*What you should do*
Your task is to repeat all of the data exactly while excluding the pictures.

*Stored data*
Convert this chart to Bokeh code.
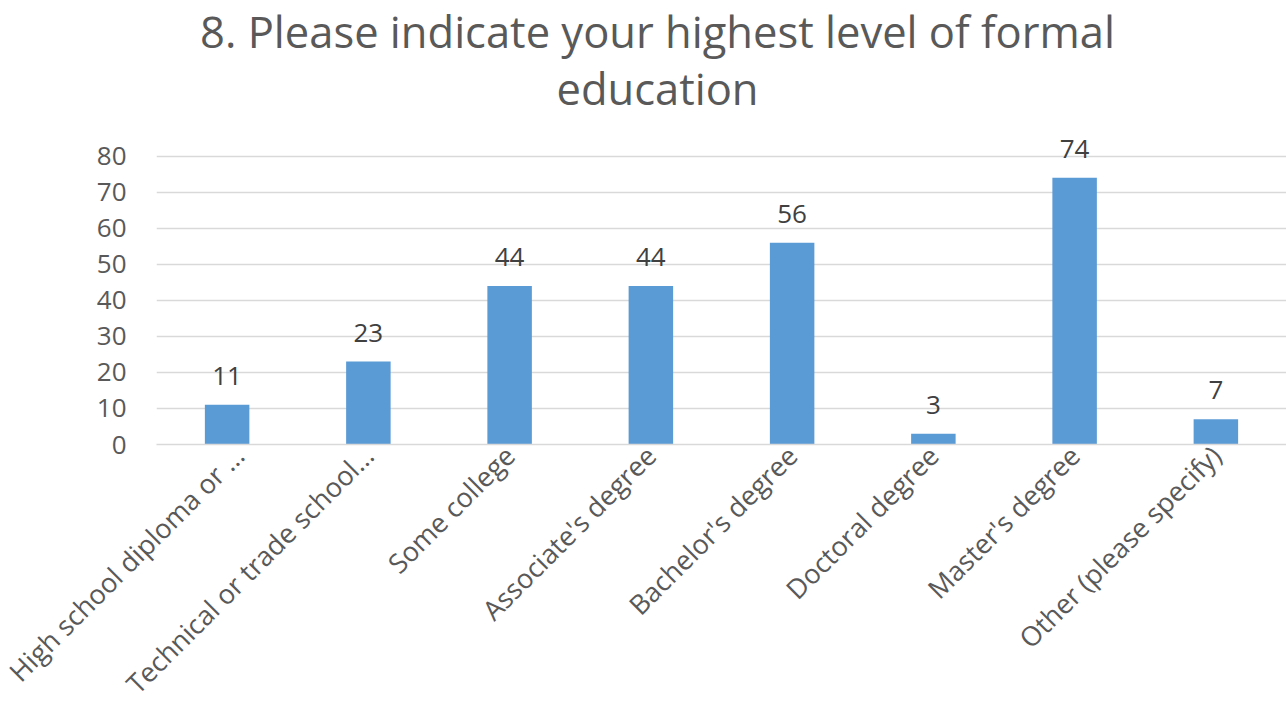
from bokeh.plotting import figure
from bokeh.models import (ColumnDataSource, LabelSet, Label, FactorRange, FixedTicker,
                          Range1d)
from bokeh.core.properties import value
from bokeh.embed import file_html
from bokeh.resources import INLINE
from math import pi

categories = ["High school diploma or …", "Technical or trade school…", "Some college",
              "Associate's degree", "Bachelor's degree", "Doctoral degree",
              "Master's degree", "Other (please specify)"]
values = [11, 23, 44, 44, 56, 3, 74, 7]
y_ticks = [0, 10, 20, 30, 40, 50, 60, 70, 80]
title_lines = ["8. Please indicate your highest level of formal", "education"]

FONT = "Open Sans"
src = ColumnDataSource(dict(cat=categories, val=values, lbl=[str(v) for v in values]))

# the frame reaches the top of the page so that the title can sit inside it;
# only 0..80 is ticked and gridded
p = figure(width=1286, height=717, x_range=FactorRange(*categories, range_padding=0),
           y_range=Range1d(0, 123.2), output_backend="svg", toolbar_location=None,
           min_border_left=156, min_border_right=0, min_border_bottom=271, min_border_top=0)
p.outline_line_color = None
p.background_fill_color = "white"
p.border_fill_color = "white"

p.vbar(x="cat", top="val", width=0.315, source=src, fill_color="#5B9BD5", line_color=None)

labels = LabelSet(x="cat", y="val", text="lbl", source=src, text_align="center",
                  text_baseline="alphabetic", y_offset=20, text_font=value(FONT),
                  text_font_size="26px", text_color="#404040")
p.add_layout(labels)

p.yaxis.ticker = FixedTicker(ticks=y_ticks)
p.yaxis.axis_line_color = None
p.yaxis.major_tick_line_color = None
p.yaxis.minor_tick_line_color = None
p.yaxis.major_label_text_font = FONT
p.yaxis.major_label_text_font_size = "26px"
p.yaxis.major_label_text_color = "#595959"
p.yaxis.major_label_standoff = 24

p.xaxis.axis_line_color = "#D9D9D9"
p.xaxis.axis_line_width = 1.5
p.xaxis.major_tick_line_color = None
p.xaxis.minor_tick_line_color = None
p.xaxis.major_label_orientation = pi / 4
p.xaxis.major_label_text_font = FONT
p.xaxis.major_label_text_font_size = "27px"
p.xaxis.major_label_text_color = "#595959"
p.xaxis.major_label_standoff = 0

p.xgrid.grid_line_color = None
p.ygrid.grid_line_color = "#D9D9D9"
p.ygrid.grid_line_width = 1.5

# title lines, in screen pixels measured from the frame's bottom-left corner
for txt, ypix in zip(title_lines, [413, 356]):
    p.add_layout(Label(x=501, y=ypix, x_units="screen", y_units="screen", text=txt,
                       text_align="center", text_baseline="alphabetic",
                       text_font=FONT, text_font_size="43.5px", text_color="#595959"))

open("out.html", "w").write(file_html(p, INLINE))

*Exercise result*
Convert this chart to Bokeh code.
from bokeh.plotting import figure
from bokeh.models import (ColumnDataSource, LabelSet, Label, FactorRange, FixedTicker,
                          Range1d)
from bokeh.core.properties import value
from bokeh.embed import file_html
from bokeh.resources import INLINE
from math import pi

categories = ["High school diploma or …", "Technical or trade school…", "Some college",
              "Associate's degree", "Bachelor's degree", "Doctoral degree",
              "Master's degree", "Other (please specify)"]
values = [11, 23, 44, 44, 56, 3, 74, 7]
y_ticks = [0, 10, 20, 30, 40, 50, 60, 70, 80]
title_lines = ["8. Please indicate your highest level of formal", "education"]

FONT = "Open Sans"
src = ColumnDataSource(dict(cat=categories, val=values, lbl=[str(v) for v in values]))

# the frame reaches the top of the page so that the title can sit inside it;
# only 0..80 is ticked and gridded
p = figure(width=1286, height=717, x_range=FactorRange(*categories, range_padding=0),
           y_range=Range1d(0, 123.2), output_backend="svg", toolbar_location=None,
           min_border_left=156, min_border_right=0, min_border_bottom=271, min_border_top=0)
p.outline_line_color = None
p.background_fill_color = "white"
p.border_fill_color = "white"

p.vbar(x="cat", top="val", width=0.315, source=src, fill_color="#5B9BD5", line_color=None)

labels = LabelSet(x="cat", y="val", text="lbl", source=src, text_align="center",
                  text_baseline="alphabetic", y_offset=20, text_font=value(FONT),
                  text_font_size="26px", text_color="#404040")
p.add_layout(labels)

p.yaxis.ticker = FixedTicker(ticks=y_ticks)
p.yaxis.axis_line_color = None
p.yaxis.major_tick_line_color = None
p.yaxis.minor_tick_line_color = None
p.yaxis.major_label_text_font = FONT
p.yaxis.major_label_text_font_size = "26px"
p.yaxis.major_label_text_color = "#595959"
p.yaxis.major_label_standoff = 24

p.xaxis.axis_line_color = "#D9D9D9"
p.xaxis.axis_line_width = 1.5
p.xaxis.major_tick_line_color = None
p.xaxis.minor_tick_line_color = None
p.xaxis.major_label_orientation = pi / 4
p.xaxis.major_label_text_font = FONT
p.xaxis.major_label_text_font_size = "27px"
p.xaxis.major_label_text_color = "#595959"
p.xaxis.major_label_standoff = 0

p.xgrid.grid_line_color = None
p.ygrid.grid_line_color = "#D9D9D9"
p.ygrid.grid_line_width = 1.5

# title lines, in screen pixels measured from the frame's bottom-left corner
for txt, ypix in zip(title_lines, [413, 356]):
    p.add_layout(Label(x=501, y=ypix, x_units="screen", y_units="screen", text=txt,
                       text_align="center", text_baseline="alphabetic",
                       text_font=FONT, text_font_size="43.5px", text_color="#595959"))

open("out.html", "w").write(file_html(p, INLINE))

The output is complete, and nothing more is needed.